__TO DO__.
Repeat only the lines below that run from the line with "Output the Python" to the line with "1.000, 0.999, 0.998]", ends included; skip every picture.

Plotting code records
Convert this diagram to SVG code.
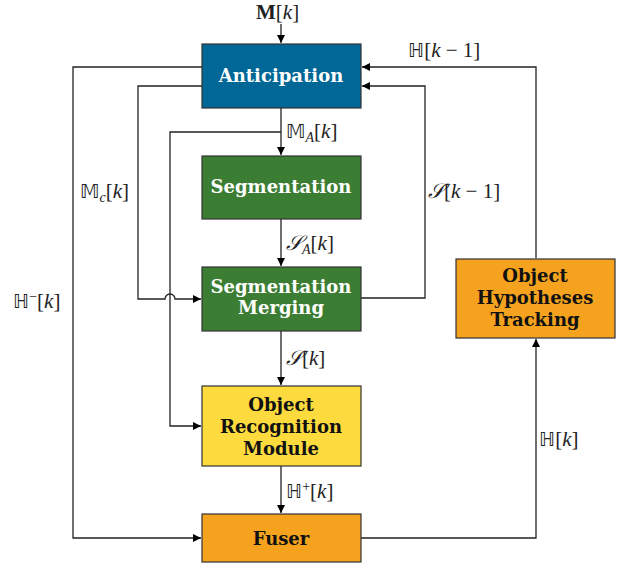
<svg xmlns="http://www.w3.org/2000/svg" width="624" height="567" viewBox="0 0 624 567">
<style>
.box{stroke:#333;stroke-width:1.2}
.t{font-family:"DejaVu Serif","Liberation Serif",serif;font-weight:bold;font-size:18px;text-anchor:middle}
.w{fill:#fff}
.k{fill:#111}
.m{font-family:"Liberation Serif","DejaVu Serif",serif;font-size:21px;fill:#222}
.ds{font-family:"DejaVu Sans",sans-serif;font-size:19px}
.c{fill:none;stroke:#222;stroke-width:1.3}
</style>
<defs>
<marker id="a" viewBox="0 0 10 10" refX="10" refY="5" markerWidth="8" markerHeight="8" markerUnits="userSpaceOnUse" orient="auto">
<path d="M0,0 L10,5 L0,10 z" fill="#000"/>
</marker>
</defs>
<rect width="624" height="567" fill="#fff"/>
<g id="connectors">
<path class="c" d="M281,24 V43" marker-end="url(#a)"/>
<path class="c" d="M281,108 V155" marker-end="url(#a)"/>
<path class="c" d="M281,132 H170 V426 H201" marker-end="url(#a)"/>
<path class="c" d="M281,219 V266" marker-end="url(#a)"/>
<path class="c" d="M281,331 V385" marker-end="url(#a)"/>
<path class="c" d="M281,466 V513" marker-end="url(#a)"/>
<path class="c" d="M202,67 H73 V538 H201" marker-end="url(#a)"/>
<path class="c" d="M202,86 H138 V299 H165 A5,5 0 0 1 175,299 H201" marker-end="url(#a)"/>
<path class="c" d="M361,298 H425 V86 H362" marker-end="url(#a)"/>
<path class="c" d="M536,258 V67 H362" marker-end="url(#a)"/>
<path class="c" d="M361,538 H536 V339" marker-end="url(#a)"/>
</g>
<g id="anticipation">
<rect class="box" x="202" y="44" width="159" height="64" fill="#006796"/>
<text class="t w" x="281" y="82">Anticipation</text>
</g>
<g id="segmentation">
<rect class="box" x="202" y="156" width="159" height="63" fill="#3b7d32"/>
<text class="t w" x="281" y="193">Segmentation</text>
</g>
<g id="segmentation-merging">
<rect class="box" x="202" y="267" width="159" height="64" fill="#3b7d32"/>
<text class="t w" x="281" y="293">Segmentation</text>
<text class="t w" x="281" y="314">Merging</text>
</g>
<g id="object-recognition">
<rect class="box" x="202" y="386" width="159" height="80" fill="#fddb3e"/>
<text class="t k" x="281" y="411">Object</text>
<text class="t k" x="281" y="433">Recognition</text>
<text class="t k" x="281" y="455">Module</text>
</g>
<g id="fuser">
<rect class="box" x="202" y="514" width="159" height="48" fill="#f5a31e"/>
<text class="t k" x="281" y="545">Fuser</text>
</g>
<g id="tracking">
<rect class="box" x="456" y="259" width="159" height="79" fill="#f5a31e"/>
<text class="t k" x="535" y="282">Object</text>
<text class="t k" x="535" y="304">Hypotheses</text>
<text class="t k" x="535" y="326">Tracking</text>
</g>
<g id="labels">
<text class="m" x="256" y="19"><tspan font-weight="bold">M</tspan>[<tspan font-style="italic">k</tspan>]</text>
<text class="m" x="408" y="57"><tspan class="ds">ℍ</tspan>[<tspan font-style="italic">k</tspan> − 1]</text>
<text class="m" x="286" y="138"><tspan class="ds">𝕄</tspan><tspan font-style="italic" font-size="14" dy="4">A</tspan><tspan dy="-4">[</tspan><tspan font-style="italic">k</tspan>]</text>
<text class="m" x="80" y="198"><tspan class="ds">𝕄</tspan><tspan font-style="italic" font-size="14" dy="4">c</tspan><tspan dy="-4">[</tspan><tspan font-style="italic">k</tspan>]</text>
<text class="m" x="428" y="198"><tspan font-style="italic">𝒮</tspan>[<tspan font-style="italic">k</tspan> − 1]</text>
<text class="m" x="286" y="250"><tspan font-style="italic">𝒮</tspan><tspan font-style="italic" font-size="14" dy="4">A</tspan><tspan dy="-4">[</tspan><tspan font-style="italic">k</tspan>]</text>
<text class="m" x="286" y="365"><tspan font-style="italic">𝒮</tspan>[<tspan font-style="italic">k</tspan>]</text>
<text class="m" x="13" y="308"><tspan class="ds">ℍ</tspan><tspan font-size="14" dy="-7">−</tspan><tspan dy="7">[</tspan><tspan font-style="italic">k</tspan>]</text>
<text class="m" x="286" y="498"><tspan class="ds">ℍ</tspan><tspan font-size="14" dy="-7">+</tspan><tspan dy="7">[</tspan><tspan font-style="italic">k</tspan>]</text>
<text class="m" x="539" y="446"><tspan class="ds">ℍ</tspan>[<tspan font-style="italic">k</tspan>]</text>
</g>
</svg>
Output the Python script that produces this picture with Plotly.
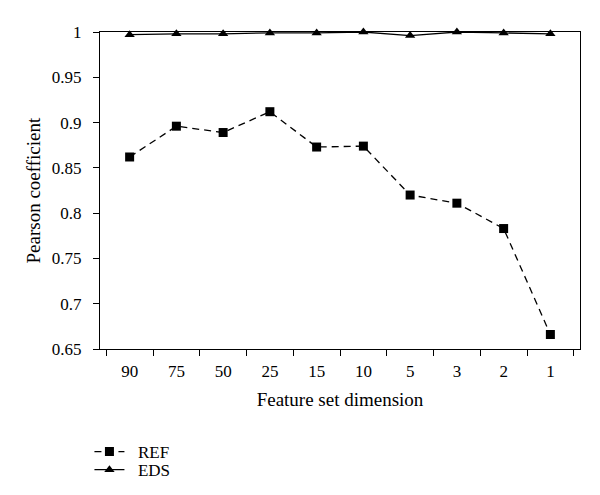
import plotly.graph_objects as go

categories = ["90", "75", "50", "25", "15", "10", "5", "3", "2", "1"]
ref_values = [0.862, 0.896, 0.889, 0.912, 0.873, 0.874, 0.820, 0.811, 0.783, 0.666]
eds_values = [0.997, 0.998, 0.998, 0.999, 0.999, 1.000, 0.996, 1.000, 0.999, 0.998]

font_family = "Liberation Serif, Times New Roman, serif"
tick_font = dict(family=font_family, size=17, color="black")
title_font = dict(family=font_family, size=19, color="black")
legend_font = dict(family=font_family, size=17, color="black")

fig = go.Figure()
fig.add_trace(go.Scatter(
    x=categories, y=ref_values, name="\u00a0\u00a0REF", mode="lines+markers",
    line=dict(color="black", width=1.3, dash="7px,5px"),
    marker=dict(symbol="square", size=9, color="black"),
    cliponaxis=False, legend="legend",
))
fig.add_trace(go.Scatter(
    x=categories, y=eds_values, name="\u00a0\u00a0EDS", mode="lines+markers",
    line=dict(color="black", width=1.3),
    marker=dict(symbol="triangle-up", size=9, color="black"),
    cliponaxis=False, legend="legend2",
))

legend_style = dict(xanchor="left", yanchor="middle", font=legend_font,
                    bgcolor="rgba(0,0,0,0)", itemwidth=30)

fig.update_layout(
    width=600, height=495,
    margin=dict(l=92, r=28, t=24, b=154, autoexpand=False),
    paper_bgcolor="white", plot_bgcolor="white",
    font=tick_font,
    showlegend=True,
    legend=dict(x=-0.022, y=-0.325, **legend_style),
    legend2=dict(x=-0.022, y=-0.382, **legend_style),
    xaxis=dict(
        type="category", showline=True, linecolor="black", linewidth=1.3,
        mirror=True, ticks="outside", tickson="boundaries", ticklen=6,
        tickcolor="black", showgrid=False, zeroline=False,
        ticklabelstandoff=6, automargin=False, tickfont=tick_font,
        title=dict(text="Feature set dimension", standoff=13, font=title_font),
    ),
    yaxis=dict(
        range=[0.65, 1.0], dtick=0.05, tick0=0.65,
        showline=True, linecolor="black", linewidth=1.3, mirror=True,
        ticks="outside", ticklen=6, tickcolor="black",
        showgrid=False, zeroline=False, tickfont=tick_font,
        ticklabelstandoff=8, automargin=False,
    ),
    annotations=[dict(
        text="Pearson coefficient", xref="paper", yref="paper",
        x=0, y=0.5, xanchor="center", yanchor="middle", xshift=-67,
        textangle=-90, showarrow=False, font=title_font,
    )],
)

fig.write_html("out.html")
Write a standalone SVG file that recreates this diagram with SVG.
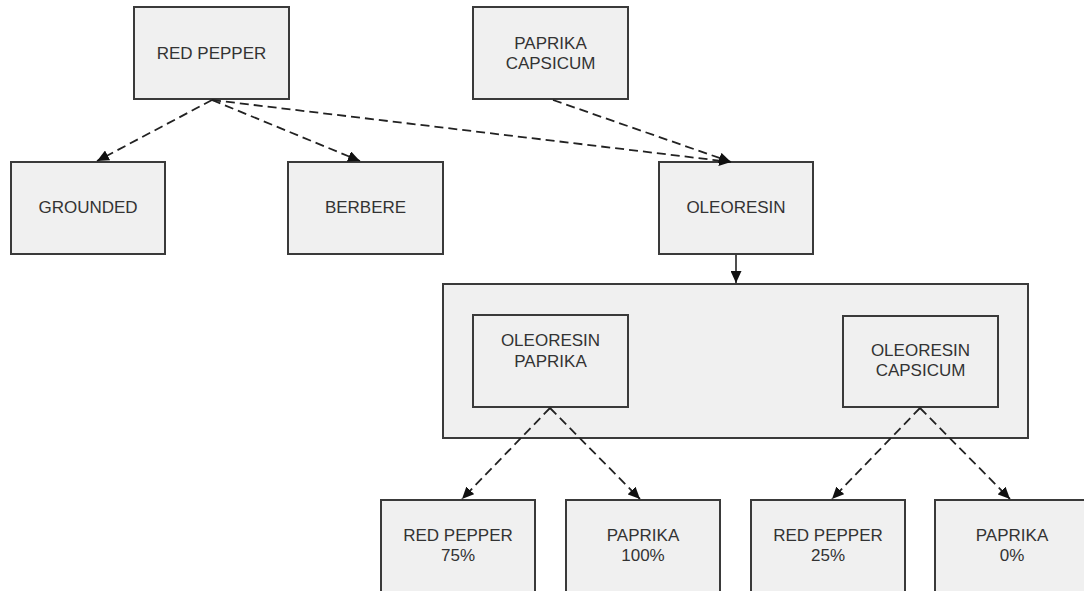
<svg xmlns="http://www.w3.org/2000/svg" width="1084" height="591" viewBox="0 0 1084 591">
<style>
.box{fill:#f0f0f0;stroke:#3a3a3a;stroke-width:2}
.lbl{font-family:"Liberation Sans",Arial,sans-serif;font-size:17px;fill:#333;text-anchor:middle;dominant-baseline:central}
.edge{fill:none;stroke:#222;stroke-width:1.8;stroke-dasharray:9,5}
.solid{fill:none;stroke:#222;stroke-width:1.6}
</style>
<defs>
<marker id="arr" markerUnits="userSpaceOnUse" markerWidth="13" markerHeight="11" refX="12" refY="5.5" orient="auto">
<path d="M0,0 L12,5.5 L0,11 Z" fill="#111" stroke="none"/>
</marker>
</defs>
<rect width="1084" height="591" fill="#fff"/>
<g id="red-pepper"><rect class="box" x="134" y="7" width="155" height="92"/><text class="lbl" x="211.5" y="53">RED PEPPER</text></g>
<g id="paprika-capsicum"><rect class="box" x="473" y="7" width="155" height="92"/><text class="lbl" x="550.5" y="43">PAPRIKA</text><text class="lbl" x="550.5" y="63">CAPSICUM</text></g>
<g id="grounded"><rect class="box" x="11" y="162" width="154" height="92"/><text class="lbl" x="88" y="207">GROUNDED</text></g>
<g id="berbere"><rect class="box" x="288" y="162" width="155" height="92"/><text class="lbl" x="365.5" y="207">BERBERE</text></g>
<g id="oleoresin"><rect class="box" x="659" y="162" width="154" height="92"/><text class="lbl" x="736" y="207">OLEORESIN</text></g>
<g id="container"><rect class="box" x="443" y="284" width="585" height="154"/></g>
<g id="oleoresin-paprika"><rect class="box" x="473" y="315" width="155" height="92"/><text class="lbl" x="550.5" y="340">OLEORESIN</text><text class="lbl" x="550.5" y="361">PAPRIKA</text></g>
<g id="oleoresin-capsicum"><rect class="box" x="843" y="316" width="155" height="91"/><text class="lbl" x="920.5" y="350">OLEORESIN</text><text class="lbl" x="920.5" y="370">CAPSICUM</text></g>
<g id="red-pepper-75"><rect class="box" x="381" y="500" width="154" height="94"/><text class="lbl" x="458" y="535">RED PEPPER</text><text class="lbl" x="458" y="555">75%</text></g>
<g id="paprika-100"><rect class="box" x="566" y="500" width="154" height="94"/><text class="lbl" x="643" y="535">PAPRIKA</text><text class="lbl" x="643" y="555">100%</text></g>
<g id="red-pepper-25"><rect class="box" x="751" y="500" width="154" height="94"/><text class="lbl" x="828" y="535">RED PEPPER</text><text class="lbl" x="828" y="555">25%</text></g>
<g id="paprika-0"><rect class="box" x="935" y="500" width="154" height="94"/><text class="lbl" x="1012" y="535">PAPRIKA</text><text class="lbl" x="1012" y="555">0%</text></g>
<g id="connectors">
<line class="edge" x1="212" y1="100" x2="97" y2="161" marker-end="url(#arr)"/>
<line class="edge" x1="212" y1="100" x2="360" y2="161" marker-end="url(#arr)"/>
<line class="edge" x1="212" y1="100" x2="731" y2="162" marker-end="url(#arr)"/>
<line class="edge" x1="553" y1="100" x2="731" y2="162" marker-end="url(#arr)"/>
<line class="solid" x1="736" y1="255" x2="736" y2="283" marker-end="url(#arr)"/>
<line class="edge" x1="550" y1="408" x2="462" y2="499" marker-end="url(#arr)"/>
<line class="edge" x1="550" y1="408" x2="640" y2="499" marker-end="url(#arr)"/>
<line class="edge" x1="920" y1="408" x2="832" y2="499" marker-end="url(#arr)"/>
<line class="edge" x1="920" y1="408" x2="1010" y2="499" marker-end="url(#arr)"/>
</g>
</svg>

__PROBLEM SOLUTION__.
Output the Python script that produces this picture with Plotly.
import plotly.graph_objects as go

categories = ["90", "75", "50", "25", "15", "10", "5", "3", "2", "1"]
ref_values = [0.862, 0.896, 0.889, 0.912, 0.873, 0.874, 0.820, 0.811, 0.783, 0.666]
eds_values = [0.997, 0.998, 0.998, 0.999, 0.999, 1.000, 0.996, 1.000, 0.999, 0.998]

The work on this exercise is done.